Association des juristes franco-britanniques
 26 February 2007

 

              Dear colleagues, I imagine that, before sitting down, you might want me to say a few words on the International Court’s Judgment in the Bosnia and Herzegovina v. Serbia and Montenegro case, which was delivered today.  It has been one of our most complex and fact-intensive cases.  As preliminary matters, we have had to confirm our jurisdiction in complex circumstances I will not enter into here, and decide who is currently the Respondent party given that, since the oral hearings, Montenegro has declared its independence.

 

              The Judgment included long and detailed findings of fact based on the Court’s own analysis of the evidence, with reference to relevant findings of the International Criminal Tribunal for the former Yugoslavia.  The Court found it clearly established that massive killings and other atrocities were perpetrated during the conflict throughout the territory of Bosnia and Herzegovina, but the evidence has not convincingly shown that those acts were committed with the specific intent required for the crime of genocide, that is, the intent to destroy, in whole or in part, the group as such.  However, it did find that the killings in Srebrenica in July 1995 were committed with the specific intent to destroy in part the group of the Muslims of Bosnia and Herzegovina in that area and that these were therefore acts of genocide.

 

              The Court then turned to whether it was Serbia that was responsible for genocide in Srebrenica.  It found that all the evidence indicated that the decision to kill the adult male population of the Muslim community in Srebrenica was taken by some members of the VRS (Army of the Republika Srpska) Main Staff.  The army of Serbia and Montenegro was not itself actively engaged, nor was there an “evidence trail” to show the orders came from Belgrade.

 

              Nonetheless, the Court found that the Respondent had violated its obligation to prevent the Srebrenica genocide.  This obligation is contained in Article 1 of the Genocide Convention.  It requires States that are aware, or should normally have been aware, of the serious danger that acts of genocide would be committed, to employ all means reasonably available to them to prevent genocide.  Serbia could, and should, have acted to prevent the genocide, but did not.

 

              The Court further held that the Respondent had violated its obligation to punish the perpetrators of genocide, including by failing to co-operate fully with the ICTY with respect to General Ratko Mladic. 

 

              With the Bosnia and Herzegovina v.
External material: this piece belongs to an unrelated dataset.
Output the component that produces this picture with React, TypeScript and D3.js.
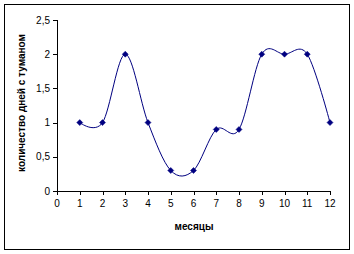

Serbia and Montenegro case now finished, the Court has 12 cases on its docket.  We have committed ourselves to a very full schedule of hearings and deliberations, with more than one case being in progress at all times.  We currently are deliberating on a case between Guinea and the DRC concerning the diplomatic protection of nationals residing abroad.  Next week, we will hold hearings in a case between Nicaragua and Honduras concerning the delimitation of their maritime border in the Caribbean Sea.  In June, we will hear another case involving Nicaragua, this time preliminary objections in a territorial and maritime dispute with Colombia. And in November, we will hear arguments on the merits in a case between Malaysia and Singapore concerning sovereignty over certain areas.

 

I thank you again for inviting me to this Annual Dinner.  I am delighted to be in Paris and to see respected colleagues and friends here tonight.  I wish you all the best in your important work promoting the exchange of ideas between judges, lawyers and jurists working in the French and British legal systems.